TASK:
Could the lines from the start of the data through the line with "255, 235, 220];" be set down exactly, with no pictures among them?
%%
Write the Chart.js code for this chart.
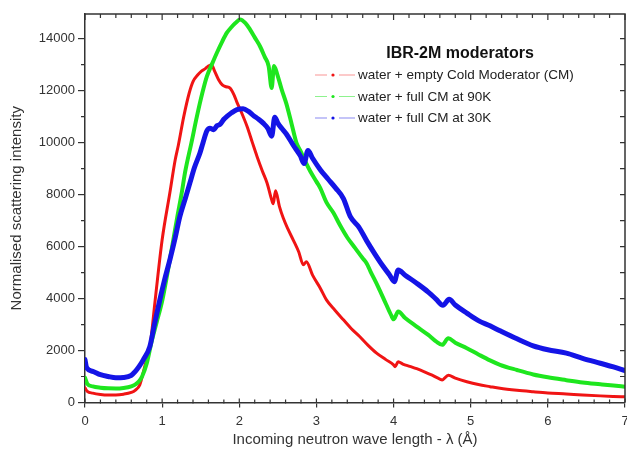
<!DOCTYPE html>
<html>
<head>
<meta charset="utf-8">
<title>IBR-2M moderators</title>
<script src="https://cdn.jsdelivr.net/npm/chart.js@4.4.1/dist/chart.umd.min.js"></script>
<style>
  html, body { margin: 0; padding: 0; background: #fff; }
  #wrap { width: 627px; height: 458px; }
</style>
</head>
<body>
<div id="wrap"><canvas id="chart" width="627" height="458"></canvas></div>
<script>
// values
const xTicks = [0, 1, 2, 3, 4, 5, 6, 7];
const yTicks = [0, 2000, 4000, 6000, 8000, 10000, 12000, 14000];

const seriesNames = [
  'water + empty Cold Moderator (CM)',
  'water + full CM at 90K',
  'water + full CM at 30K'
];

const redLambda = [0, 0.03, 0.1, 0.2, 0.3, 0.4, 0.5, 0.6, 0.65, 0.71, 0.78, 0.84, 0.91, 1.0, 1.1, 1.17, 1.21, 1.28, 1.35, 1.4, 1.46, 1.51, 1.56, 1.6, 1.64, 1.68, 1.73, 1.78, 1.83, 1.88, 1.93, 1.97, 2.03, 2.1, 2.17, 2.23, 2.3, 2.36, 2.42, 2.44, 2.47, 2.52, 2.57, 2.63, 2.7, 2.77, 2.83, 2.87, 2.95, 3.05, 3.13, 3.24, 3.35, 3.45, 3.56, 3.67, 3.78, 3.9, 4.0, 4.02, 4.06, 4.12, 4.21, 4.3, 4.4, 4.5, 4.6, 4.63, 4.71, 4.8, 4.95, 5.1, 5.25, 5.38, 5.6, 5.81, 6.0, 6.24, 6.45, 6.68, 6.85, 7.0];
const redValues = [560, 430, 360, 310, 290, 290, 320, 390, 470, 680, 1450, 2100, 3950, 6260, 8070, 9350, 9900, 11000, 11900, 12350, 12600, 12750, 12850, 12950, 13000, 12750, 12430, 12220, 12150, 12100, 11850, 11550, 11150, 10630, 10000, 9470, 8900, 8450, 7800, 7650, 8150, 7550, 7100, 6680, 6250, 5800, 5300, 5420, 4900, 4400, 3950, 3550, 3180, 2850, 2540, 2200, 1900, 1650, 1450, 1380, 1570, 1480, 1390, 1300, 1180, 1050, 900, 870, 1050, 940, 800, 690, 610, 545, 470, 415, 370, 330, 290, 255, 235, 220];

const greenLambda = [0, 0.03, 0.1, 0.2, 0.3, 0.4, 0.5, 0.6, 0.65, 0.7, 0.74, 0.8, 0.86, 0.93, 1.0, 1.07, 1.145, 1.2, 1.25, 1.3, 1.38, 1.45, 1.52, 1.58, 1.65, 1.71, 1.78, 1.84, 1.9, 1.95, 2.01, 2.08, 2.14, 2.2, 2.27, 2.33, 2.38, 2.42, 2.45, 2.49, 2.55, 2.61, 2.68, 2.74, 2.79, 2.86, 2.92, 3.0, 3.05, 3.13, 3.22, 3.31, 3.4, 3.5, 3.6, 3.65, 3.7, 3.8, 3.9, 3.97, 4.0, 4.06, 4.15, 4.3, 4.45, 4.55, 4.63, 4.71, 4.8, 4.95, 5.1, 5.25, 5.38, 5.6, 5.81, 6.0, 6.24, 6.45, 6.68, 6.85, 7.0];
const greenValues = [950, 720, 620, 570, 545, 540, 560, 620, 690, 820, 1000, 1500, 2300, 3100, 3900, 5000, 6260, 7200, 8000, 8900, 10000, 11000, 11900, 12550, 13050, 13460, 13900, 14230, 14450, 14600, 14740, 14600, 14350, 14050, 13700, 13300, 12950, 12100, 12950, 12650, 12040, 11500, 10700, 10000, 9700, 9250, 8900, 8500, 8250, 7700, 7300, 6800, 6350, 5950, 5550, 5360, 5050, 4450, 3800, 3350, 3200, 3500, 3250, 2920, 2600, 2350, 2220, 2470, 2300, 2090, 1850, 1620, 1450, 1250, 1080, 970, 860, 770, 700, 650, 610];

const blueLambda = [0, 0.02, 0.1, 0.2, 0.3, 0.4, 0.5, 0.6, 0.65, 0.7, 0.755, 0.84, 0.9, 0.97, 1.03, 1.1, 1.17, 1.23, 1.3, 1.36, 1.42, 1.49, 1.53, 1.58, 1.62, 1.67, 1.71, 1.75, 1.8, 1.84, 1.9, 1.97, 2.05, 2.12, 2.18, 2.25, 2.31, 2.37, 2.42, 2.46, 2.5, 2.55, 2.61, 2.7, 2.79, 2.84, 2.89, 2.95, 3.05, 3.15, 3.25, 3.35, 3.44, 3.55, 3.65, 3.75, 3.85, 3.95, 4.01, 4.06, 4.15, 4.3, 4.45, 4.55, 4.64, 4.72, 4.8, 4.95, 5.1, 5.25, 5.38, 5.6, 5.81, 6.0, 6.24, 6.45, 6.68, 6.85, 7.0];
const blueValues = [1650, 1350, 1200, 1070, 1000, 950, 960, 1040, 1190, 1380, 1640, 2150, 3000, 3950, 4700, 5490, 6350, 7160, 7850, 8450, 9050, 9600, 10000, 10450, 10550, 10500, 10650, 10700, 10900, 11010, 11150, 11270, 11300, 11200, 11050, 10900, 10750, 10550, 10250, 10980, 10750, 10550, 10330, 9900, 9500, 9200, 9700, 9400, 8960, 8600, 8250, 7850, 7150, 6750, 6230, 5750, 5300, 4900, 4650, 5100, 4900, 4590, 4250, 3980, 3740, 3970, 3750, 3440, 3150, 2950, 2760, 2450, 2180, 2030, 1900, 1700, 1510, 1370, 1225];

const FONT = '"Liberation Sans", Arial, sans-serif';
const AXIS = '#333';

function toPoints(xs, ys) {
  return xs.map((x, i) => ({ x: x, y: ys[i] }));
}

// frame on top/right, minor ticks and the inset legend
const framePlugin = {
  id: 'frame',
  afterDraw(chart) {
    const ctx = chart.ctx;
    const a = chart.chartArea;
    const xs = chart.scales.x;
    const ys = chart.scales.y;
    ctx.save();
    ctx.strokeStyle = AXIS;
    ctx.lineWidth = 1.5;
    ctx.beginPath();
    ctx.moveTo(a.left, a.top);
    ctx.lineTo(a.right, a.top);
    ctx.lineTo(a.right, a.bottom);
    ctx.stroke();

    ctx.lineWidth = 1.2;
    ctx.beginPath();
    for (let i = 0; i <= 35; i++) {
      const px = xs.getPixelForValue(i * 0.2);
      const major = i % 5 === 0;
      ctx.moveTo(px, a.bottom - (major ? 4 : 3));
      ctx.lineTo(px, a.bottom + (major ? 0 : 1));
      ctx.moveTo(px, a.top);
      ctx.lineTo(px, a.top + (major ? 6 : 4));
    }
    for (let v = 0; v <= 14000; v += 1000) {
      const py = ys.getPixelForValue(v);
      const major = v % 2000 === 0;
      if (!major) {
        ctx.moveTo(a.left - 4, py);
        ctx.lineTo(a.left, py);
      }
      ctx.moveTo(a.right - 5, py);
      ctx.lineTo(a.right, py);
    }
    ctx.stroke();

    // legend
    ctx.fillStyle = '#111';
    ctx.font = 'bold 16px ' + FONT;
    ctx.textAlign = 'center';
    ctx.textBaseline = 'alphabetic';
    ctx.fillText('IBR-2M moderators', 460, 58);

    ctx.font = '13.5px ' + FONT;
    ctx.textAlign = 'left';
    ctx.textBaseline = 'middle';
    chart.data.datasets.forEach((ds, i) => {
      const y = 75 + i * 21.5;
      ctx.strokeStyle = ds.legendLine;
      ctx.lineWidth = 1;
      ctx.beginPath();
      ctx.moveTo(315, y);
      ctx.lineTo(327, y);
      ctx.moveTo(339, y);
      ctx.lineTo(355, y);
      ctx.stroke();
      ctx.fillStyle = ds.borderColor;
      ctx.beginPath();
      ctx.arc(333, y, 1.6, 0, Math.PI * 2);
      ctx.fill();
      ctx.fillStyle = '#222';
      ctx.fillText(ds.label, 358, y + 0.5);
    });
    ctx.restore();
  }
};

const chart = new Chart(document.getElementById('chart'), {
  type: 'line',
  data: {
    datasets: [
      {
        label: seriesNames[0],
        data: toPoints(redLambda, redValues),
        borderColor: 'rgb(240,20,20)',
        legendLine: 'rgba(240,20,20,0.45)',
        borderWidth: 3,
        order: 3
      },
      {
        label: seriesNames[1],
        data: toPoints(greenLambda, greenValues),
        borderColor: 'rgb(30,230,30)',
        legendLine: 'rgba(30,230,30,0.5)',
        borderWidth: 4,
        order: 2
      },
      {
        label: seriesNames[2],
        data: toPoints(blueLambda, blueValues),
        borderColor: 'rgb(20,20,230)',
        legendLine: 'rgba(20,20,230,0.5)',
        borderWidth: 5,
        order: 1
      }
    ]
  },
  options: {
    responsive: false,
    animation: false,
    devicePixelRatio: 1,
    layout: { padding: { top: 14, right: 2, left: 0, bottom: 0 } },
    elements: {
      point: { radius: 0 },
      line: { cubicInterpolationMode: 'monotone', borderJoinStyle: 'round', borderCapStyle: 'round' }
    },
    plugins: {
      legend: { display: false },
      tooltip: { enabled: false }
    },
    scales: {
      x: {
        type: 'linear',
        min: 0,
        max: 7,
        afterBuildTicks: s => { s.ticks = xTicks.map(v => ({ value: v })); },
        afterFit: s => { s.height = 55.5; s.paddingLeft = 0; s.paddingRight = 0; },
        ticks: { color: AXIS, font: { family: FONT, size: 13 }, padding: 6, maxRotation: 0, callback: v => String(v) },
        grid: { display: true, drawOnChartArea: false, tickLength: 5, color: AXIS, lineWidth: 1.2 },
        border: { display: true, color: AXIS, width: 1.5 },
        title: {
          display: true,
          text: 'Incoming neutron wave length - λ (Å)',
          color: AXIS,
          font: { family: FONT, size: 15 },
          padding: { top: 0, bottom: 9 }
        }
      },
      y: {
        min: 0,
        max: 14950,
        afterBuildTicks: s => { s.ticks = yTicks.map(v => ({ value: v })); },
        afterFit: s => { s.width = 85; s.paddingTop = 0; s.paddingBottom = 0; },
        ticks: { color: AXIS, font: { family: FONT, size: 13 }, padding: 3, callback: v => String(v) },
        grid: { display: true, drawOnChartArea: false, tickLength: 7, color: AXIS, lineWidth: 1.2 },
        border: { display: true, color: AXIS, width: 1.5 },
        title: {
          display: true,
          text: 'Normalised scattering intensity',
          color: AXIS,
          font: { family: FONT, size: 15 },
          padding: { top: 8, bottom: 0 }
        }
      }
    }
  },
  plugins: [framePlugin]
});
</script>
</body>
</html>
%%
WRITTEN RESPONSE:
Write the Chart.js code for this chart.
<!DOCTYPE html>
<html>
<head>
<meta charset="utf-8">
<title>IBR-2M moderators</title>
<script src="https://cdn.jsdelivr.net/npm/chart.js@4.4.1/dist/chart.umd.min.js"></script>
<style>
  html, body { margin: 0; padding: 0; background: #fff; }
  #wrap { width: 627px; height: 458px; }
</style>
</head>
<body>
<div id="wrap"><canvas id="chart" width="627" height="458"></canvas></div>
<script>
// values
const xTicks = [0, 1, 2, 3, 4, 5, 6, 7];
const yTicks = [0, 2000, 4000, 6000, 8000, 10000, 12000, 14000];

const seriesNames = [
  'water + empty Cold Moderator (CM)',
  'water + full CM at 90K',
  'water + full CM at 30K'
];

const redLambda = [0, 0.03, 0.1, 0.2, 0.3, 0.4, 0.5, 0.6, 0.65, 0.71, 0.78, 0.84, 0.91, 1.0, 1.1, 1.17, 1.21, 1.28, 1.35, 1.4, 1.46, 1.51, 1.56, 1.6, 1.64, 1.68, 1.73, 1.78, 1.83, 1.88, 1.93, 1.97, 2.03, 2.1, 2.17, 2.23, 2.3, 2.36, 2.42, 2.44, 2.47, 2.52, 2.57, 2.63, 2.7, 2.77, 2.83, 2.87, 2.95, 3.05, 3.13, 3.24, 3.35, 3.45, 3.56, 3.67, 3.78, 3.9, 4.0, 4.02, 4.06, 4.12, 4.21, 4.3, 4.4, 4.5, 4.6, 4.63, 4.71, 4.8, 4.95, 5.1, 5.25, 5.38, 5.6, 5.81, 6.0, 6.24, 6.45, 6.68, 6.85, 7.0];
const redValues = [560, 430, 360, 310, 290, 290, 320, 390, 470, 680, 1450, 2100, 3950, 6260, 8070, 9350, 9900, 11000, 11900, 12350, 12600, 12750, 12850, 12950, 13000, 12750, 12430, 12220, 12150, 12100, 11850, 11550, 11150, 10630, 10000, 9470, 8900, 8450, 7800, 7650, 8150, 7550, 7100, 6680, 6250, 5800, 5300, 5420, 4900, 4400, 3950, 3550, 3180, 2850, 2540, 2200, 1900, 1650, 1450, 1380, 1570, 1480, 1390, 1300, 1180, 1050, 900, 870, 1050, 940, 800, 690, 610, 545, 470, 415, 370, 330, 290, 255, 235, 220];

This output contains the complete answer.